Apr 12, 2016
Here’s the thing Ladies and Gents,
JF Dubeau and Paul Inman do a podcast called WriteBrain. In one of the recent episodes they interviewed Mr. G Derek Adams, author of Asteroid made of Dragons. Derek said something that struck home with me which was basically, the best way to promote your stuff is to make more stuff. I like that. I’m not great at writing these updates. Or blogging. Or social networking in a constructive way. I just like writing stuff that makes me laugh. In that spirit, I’m just going to share some stuff and I hope you like it. If you like it I hope you’ll check out my book and perhaps share my book. Either way I hope it gives you a laugh.

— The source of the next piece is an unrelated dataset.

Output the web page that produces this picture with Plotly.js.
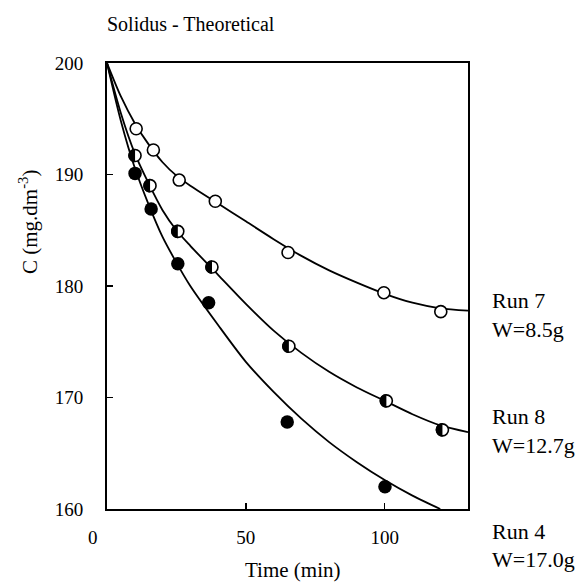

AND NOW FOR SOMETHING COMPLETELY DIFFERENT.
Dear Gillette Company,
As a loyal customer of yours for many years, I am writing now with a few questions. I hope you will be able to satisfy my curiosity and maybe give me some helpful hints that will lead to a more enjoyable shaving experience.
1. Why do your razors cost so much? I spend more on your razors than I spend on gasoline. Granted that is because I ride a bicycle and only use gas for huffing purposes. But I think you take my meaning. Did you know that in China, I can buy an iPhone for $17 American dollars through a vending machine? But still your razors cost me $19.95 for a pack of 10?

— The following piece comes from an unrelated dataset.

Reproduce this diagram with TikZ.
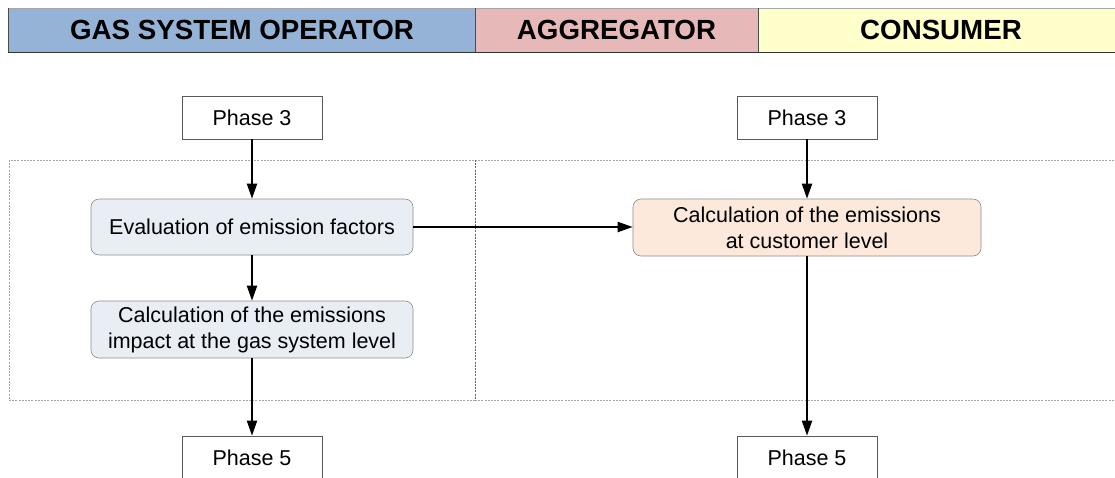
\documentclass[tikz,border=0pt]{standalone}
\usepackage{fontspec}
\setmainfont{Liberation Sans}
\usetikzlibrary{arrows.meta}
\definecolor{hdrblue}{HTML}{95B3D7}
\definecolor{hdrpink}{HTML}{E6B9B8}
\definecolor{hdryellow}{HTML}{FFFFCC}
\definecolor{boxblue}{HTML}{E9EEF5}
\definecolor{boxpeach}{HTML}{FCE9DB}
\definecolor{boxborder}{HTML}{8C8C8C}
\definecolor{dashgray}{HTML}{A6A6A6}
\tikzset{
  hdrtext/.style={font=\fontsize{27.7}{30}\selectfont\bfseries, text=black, inner sep=0pt},
  phasebox/.style={draw=black!65, line width=0.6pt, fill=white, minimum width=140pt, minimum height=43pt, inner sep=0pt, font=\fontsize{21.5}{26}\selectfont},
  procbox/.style={draw=boxborder, line width=0.6pt, rounded corners=8pt, minimum height=56pt, inner sep=0pt, align=center, font=\fontsize{21.5}{26}\selectfont},
  flow/.style={line width=2pt, -{Triangle[length=15pt,width=10pt]}},
  lane/.style={dashgray, line width=0.5pt, dash pattern=on 2pt off 1.2pt}
}
\begin{document}
\begin{tikzpicture}[x=1pt,y=-1pt]
\useasboundingbox (0,0) rectangle (1115,478);
\clip (0,0) rectangle (1115,478);
% header
\fill[hdrblue] (8,8) rectangle (475,52);
\fill[hdrpink] (475,8) rectangle (758,52);
\fill[hdryellow] (758,8) rectangle (1120,52);
\draw[black!35, line width=0.6pt] (8,8) -- (1120,8);
\draw[black!80, line width=0.8pt] (8,52) -- (1120,52);
\draw[black!70, line width=0.6pt] (8,8) -- (8,52) (475,8) -- (475,52) (758,8) -- (758,52);
\node[hdrtext] (hgso) at (242,30) {GAS SYSTEM OPERATOR};
\node[hdrtext] (hagg) at (616.5,30) {AGGREGATOR};
\node[hdrtext] (hcon) at (941,30) {CONSUMER};
% lanes
\draw[lane] (9,160) rectangle (475,400);
\draw[lane] (475,160) -- (1120,160) (475,400) -- (1120,400);
\draw[black!60, line width=0.5pt, dash pattern=on 2pt off 1.2pt] (475,160) -- (475,400);
% nodes
\node[phasebox] (p3l) at (252,117.5) {Phase 3};
\node[procbox, fill=boxblue, minimum width=322pt] (eval) at (252,227) {Evaluation of emission factors};
\node[procbox, fill=boxblue, minimum width=322pt, minimum height=57pt] (calc) at (252,329.5) {Calculation of the emissions\\impact at the gas system level};
\node[phasebox, minimum height=44pt] (p5l) at (252,458) {Phase 5};
\node[phasebox] (p3r) at (807,117.5) {Phase 3};
\node[procbox, fill=boxpeach, minimum width=348pt, minimum height=57pt] (cust) at (807,227.5) {Calculation of the emissions\\at customer level};
\node[phasebox, minimum height=44pt] (p5r) at (807,458) {Phase 5};
% connectors
\draw[flow] (p3l) -- (eval);
\draw[flow] (eval) -- (calc);
\draw[flow] (calc) -- (p5l);
\draw[flow] (p3r) -- (cust);
\draw[flow] (cust) -- (p5r);
\draw[flow] (eval.east) -- (eval.east -| cust.west);
\end{tikzpicture}
\end{document}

Not to knock your fine product, but an iPhone is a GPS enabled computer that can fit in my pocket, while all your product has to do is be sharp. Being sharp is a technological advancement we mastered roughly 4,000 years ago.
What’s the deal man? If I have to give up either shaving or huffing gas, I think you know which one it will be, but I’m going to get a lot of gas in my beard.
2: Is it possible for you to coat your Men’s razors with some kind of anti-lady chemical? When my wife uses my razor on her legs it gets very dull and it hurts my face. Could it perhaps shock her if she tries to shave her armpits with it?
3: Why so many blades? I’ll give you three blades. Fine, I get it, you like a ménage à trois of cutting action. Who doesn’t? But four blades? Five blades? This is getting ridiculous. I don’t need a blade orgy on my face. How am I supposed to control that many blades? Have the blades become self-aware? That many blades makes it seem like they’re plotting something and I don’t like it.
4. Why did you have to take the printer ink industry under your wing? Why did you school them in the ways of market manipulation? Your whole “give away the product but the refills are marked up 600%” philosophy? Thanks to you people I often find ink-jet printers in my breakfast cereal, but have to take out a second mortgage if I want to buy enough ink to print my "Why Razor Blades Are So Expensive" pie charts in color.
Not cool Gillette. Not cool.
5. Is there an official Gillette advice guide on how a man can shave his "private areas?" I don’t mind telling you that I’m having some trouble. There have been some minor accidents and in case you are unaware, that entire area is pretty venous. Prone to bleeding is what I’m getting at. If you can help me out at all, I would really appreciate it. I’m going through a lot of underwear.
6. May I have some free Gillette MACH3 Turbo razors? There’s no compelling reason for you to give me free razors. But there’s no really compelling reason for you to NOT give me free razors.
You’re going to give some jerk free razors this week, it might as well be me.
In closing, thank you for your fine, sharp, razors which have been scraping hair from my body for decades. I wish you well, please stop adding blades, please give me free razors and you had better hope nobody invents an iPhone app that can remove hair from my body.